Superheroes have played a role in film for quite sometime and the popularity this genre would may not be where it is today if were not for two names: Batman and Superman. Both of these characters have had several films over the years, from Richard Donner's Superman to Christopher Nolan's Dark Knight, and their individual franchises have helped to pave the way for the ever growing superhero genre. Yet of all the films that have featured these icons, not one as featured the Dark Knight meeting the Man of Steel. Yet after years of hoping and speculating this idea is finally a reality as at long last these two heroes meet on the silver screen in the newest blockbuster- Batman v. Superman: Dawn of Justice. Directed by Zack Snyder, Batman v.Superman would not only mark the first celluloid confrontation of these two heroes but the film will would also kick off DC's very own Cinematic Universe. With so much riding on this film, the question on this Film Adventurer's mind is a simple one: is Batman v.Superman a new dawn for superhero movies?
Following the events of Man of Steel, Batman v.Superman centers on the stories of Clark Kent (Henry Cavill) and Bruce Wayne (Ben Affleck). Seeing the destruction of Metropolis first hand, Batman fears that another incident created by the Man of Steel could lead to a worse event. So the Dark Knight does everything in his power to find a way to challenge Superman. An opportunity presents itself when Lex Luthor (Jesse Eisenberg) discovers a mineral that can weaken Superman. This revelation leads to Batman finding the kryptonite so that he has an edge over the son of Krypton. However the Dark Knight's objective only falls right into the sinister plans of Lex Luthor.

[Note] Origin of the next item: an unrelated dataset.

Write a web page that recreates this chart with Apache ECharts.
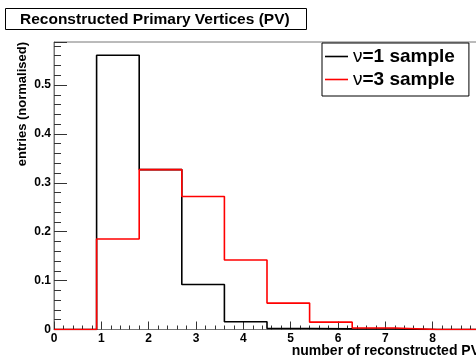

From my initial viewing of this film, I found the plot to be very ambitious. The plots was broken into three narrative: Batman's conflict, Superman's dilemma and Lex Luthor's plan. The direction in the story was quite interesting, but it could also be kryptonite to the movie's presentation. Each plot point was easy enough to follow; but because so much was going on, it made the overall story feel a bit sporadic. This issue was definitely disconcerting, but I still found this movie's plot to be engaging. While the movie does have a lot to its story, each part was still centered in the film's themes; and when they did converged with each, the plot points could easily coincide with each other. This led to a last act that certainly made the story's sporadic nature worth it as the film's finale was enriched with excitement worthy of any superhero film. So I can safely state that Batman v.Superman's plot did not play out in a manner that I am used to; but that did not make this superhero story a bad one.
While many will object, I did like the characterization of Superman in this movie. There was a practical sense behind Superman's development as the dilemma that centered on him seemed for the hero; and everyone affected by him. I also liked Henry Cavill's portrayal of the Man of Steel as it brought out the character's humanity. Ben Affleck as Batman was another matter entirely. Bringing his A game, Affleck's interpretation of the character was quite possibly the grittiest, and yet most fitting, portrayal of the Dark Knight. Though their scenes were limited, Ben Affleck and Henry Cavill had fitting chemistry together as every time Superman and Batman were partnered on screen, it felt like something out of the comics. Along with the two portrayals was a fairly well balanced cast. The likes of Amy Adams, Jeremy Irons, Laurence Fishburne and Diane Lane felt appropriate in their respected roles. Yet of the additional cast members, the two that stood were Gal Gadot as Wonder Woman and Jesse Eisenberg as Lex Luthor. Gadot's time on screen was brief, but she made every moment count as Wonder Woman by making the heroine an engaging supporting character. Jesse Eisenberg,on the other hand, played the most unique take on Lex Luthor that I have ever seen. Eisenberg's portrayal was very eccentric, and yet he managed to capture the maniacal and methodical aspects behind the classic villain. In the end this cast was one that felt fluent and, in its own way, faithful to the DC Comic characters as well as the movie's tone.
Batman v.Superman's technical elements were ones that were fitting of any superhero blockbuster. The likes of cinematography and effects could be jaunting at times, but both managed to compliment the enticing tone behind this movie. The score from Hans Zimmer and Junkie XL was another highlight to the movie as the music complimented the movie's more thematic moments. Last and certainly not least was the action. Despite the film's concept, Batman v.Superman was not as action oriented as advertised. Yet when the aspect did appear, it made the film all the more worth whiled to see as the action was thrilling and creative. This direction was prominent in the third act with the finale's action rivaling some of the most prominent sequences seen in superhero movie history.
Batman v.Superman: Dawn of Justice is not a typical superhero film; nor is it your everyday blockbuster. I would go as far to say that Dawn of Justice is the most ambitious comic book film that Warner Bros, DC and Zack Snyder have ever created. From the narrative to the direction, this superhero film came off as something different; and while its ambitious nature did hinder the movie's presentation, it did not prevent the movie from standing out. This film may not have been what I was expecting, but Batman v.Superman debuted the DC Extended Universe in a dynamic fashion as this blockbuster was indeed a rare cinematic experience.